Hydrolysis is PET's Achilles heel. Water cleaves the ester bond, creating one carboxyl (-COOH) and one hydroxyl (-OH) end with each scission; because carboxyl end groups themselves accelerate hydrolysis, the process is autocatalytic. The result is falling IV, lower molecular weight and loss of strength. That is why drying the chip before spinning (moisture typically below ~50 ppm) and a low starting carboxyl end-group content are the quiet determinants of quality.
Semicrystalline structure, thermal transitions and SSP
PET is a semicrystalline polymer: ordered (crystalline) and disordered (amorphous) regions coexist. The glass-transition temperature (Tg) is typically ~70-80 C and the melting temperature (Tm) ~255-260 C; these transitions are measured by differential scanning calorimetry (DSC) per ISO 11357 (Part 2 for Tg and step height, Part 3 for melting/crystallization enthalpy). The degree of crystallinity governs strength, dimensional stability, dyeability and heat-setting behavior.

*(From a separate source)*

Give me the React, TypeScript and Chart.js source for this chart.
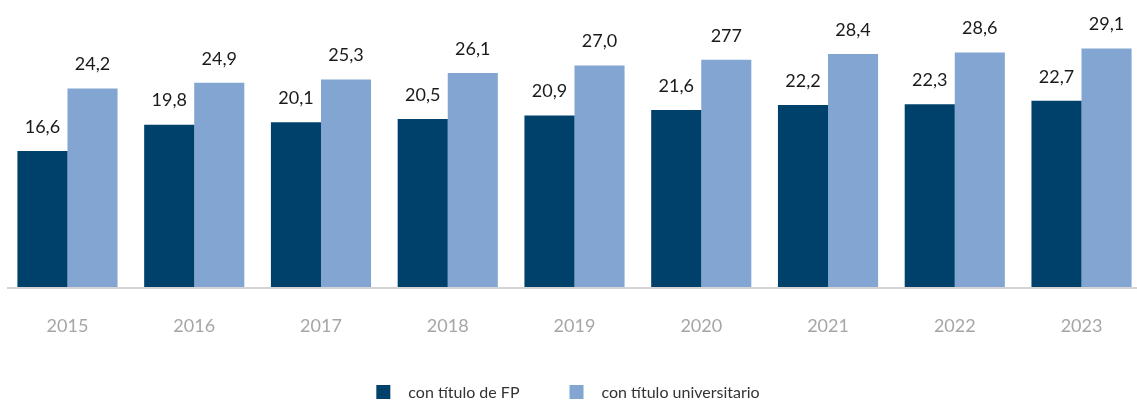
import React, { useEffect, useRef } from "react";
import { Chart, registerables } from "chart.js";

Chart.register(...registerables);

const years = ["2015", "2016", "2017", "2018", "2019", "2020", "2021", "2022", "2023"];
const fpValues = [16.6, 19.8, 20.1, 20.5, 20.9, 21.6, 22.2, 22.3, 22.7];
const uniValues = [24.2, 24.9, 25.3, 26.1, 27.0, 27.7, 28.4, 28.6, 29.1];
const fpLabels = ["16,6", "19,8", "20,1", "20,5", "20,9", "21,6", "22,2", "22,3", "22,7"];
const uniLabels = ["24,2", "24,9", "25,3", "26,1", "27,0", "277", "28,4", "28,6", "29,1"];
const seriesNames = ["con título de FP", "con título universitario"];
const colors = ["#00416b", "#82a5d1"];

const FONT = "Lato, 'Open Sans', sans-serif";

const valueLabelPlugin = {
  id: "valueLabels",
  afterDatasetsDraw(chart: any) {
    const ctx = chart.ctx;
    ctx.save();
    ctx.font = `18px ${FONT}`;
    ctx.fillStyle = "#1a1a1a";
    ctx.textAlign = "center";
    ctx.textBaseline = "middle";
    const labelSets = [fpLabels, uniLabels];
    chart.data.datasets.forEach((_ds: any, di: number) => {
      const meta = chart.getDatasetMeta(di);
      meta.data.forEach((bar: any, i: number) => {
        ctx.fillText(labelSets[di][i], bar.x, bar.y - 24);
      });
    });
    ctx.restore();
  },
};

const axisLinePlugin = {
  id: "axisLine",
  beforeDatasetsDraw(chart: any) {
    const ctx = chart.ctx;
    const y = chart.chartArea.bottom + 1;
    ctx.save();
    ctx.strokeStyle = "#d4d4d4";
    ctx.lineWidth = 2;
    ctx.beginPath();
    ctx.moveTo(7, y);
    ctx.lineTo(1137, y);
    ctx.stroke();
    ctx.restore();
  },
};

const legendPlugin = {
  id: "customLegend",
  afterDraw(chart: any) {
    const ctx = chart.ctx;
    ctx.save();
    ctx.font = `16px ${FONT}`;
    const box = 14;
    const gapText = 18;
    const gapItems = 50;
    const w0 = ctx.measureText(seriesNames[0]).width;
    const w1 = ctx.measureText(seriesNames[1]).width;
    const total = box + gapText + w0 + gapItems + box + gapText + w1;
    let x = 568 - total / 2;
    const cy = 392;
    ctx.textBaseline = "middle";
    ctx.textAlign = "left";
    [w0, w1].forEach((w, i) => {
      ctx.fillStyle = colors[i];
      ctx.fillRect(x, cy - box / 2, box, box);
      x += box + gapText;
      ctx.fillStyle = "#333333";
      ctx.fillText(seriesNames[i], x, cy + 1);
      x += w + gapItems;
    });
    ctx.restore();
  },
};

export default function App() {
  const ref = useRef<HTMLCanvasElement>(null);
  useEffect(() => {
    if (!ref.current) return;
    const chart = new Chart(ref.current, {
      type: "bar",
      data: {
        labels: years,
        datasets: [
          { label: seriesNames[0], data: fpValues, backgroundColor: colors[0], categoryPercentage: 0.79, barPercentage: 1 },
          { label: seriesNames[1], data: uniValues, backgroundColor: colors[1], categoryPercentage: 0.79, barPercentage: 1 },
        ],
      },
      options: {
        animation: false,
        responsive: false,
        maintainAspectRatio: false,
        layout: { padding: { left: 4.1, right: 1.1, top: 0, bottom: 54 } },
        plugins: {
          legend: { display: false },
          tooltip: { enabled: false },
        },
        scales: {
          x: {
            grid: { display: false, drawTicks: false },
            border: { display: false },
            ticks: {
              color: "#a6a6a6",
              font: { family: FONT, size: 18 },
              padding: 28,
              maxRotation: 0,
            },
            afterFit: (scale: any) => {
              scale.height = 60;
            },
          },
          y: {
            display: false,
            min: 0,
            max: 35,
          },
        },
      },
      plugins: [axisLinePlugin, valueLabelPlugin, legendPlugin],
    });
    return () => chart.destroy();
  }, []);
  return (
    <div style={{ position: "fixed", left: 0, top: 0, width: 1146, height: 401, background: "#fff" }}>
      <canvas ref={ref} width={1146} height={401} style={{ display: "block", width: 1146, height: 401 }} />
    </div>
  );
}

Tg also defines the fabric's heat-setting and ironing windows.
When higher molecular weight is needed — especially in recycled (rPET) and technical grades — solid-state polymerization (SSP) comes into play. Chips are heated below melting under vacuum or inert nitrogen sweep; as reaction by-products (ethylene glycol, acetaldehyde) diffuse from the pellet interior to the surface and are carried away, the equilibrium shifts to chain growth. SSP raises IV and lowers both carboxyl end groups and acetaldehyde; it is the primary way to recover the IV lost in mechanical recycling for melt processability.
In the end, intrinsic viscosity is the single highest-leverage polymer parameter in a fabric buyer's hands: at the same denier and knit, the IV, DEG, catalyst and TiO2 decisions in the recipe pre-write the fabric's strength, hand, sheen and long-term durability. Asking a supplier 'what is the IV, by which method, and what are the carboxyl end-group and DEG levels' is the fastest way to move past surface-level marketing language.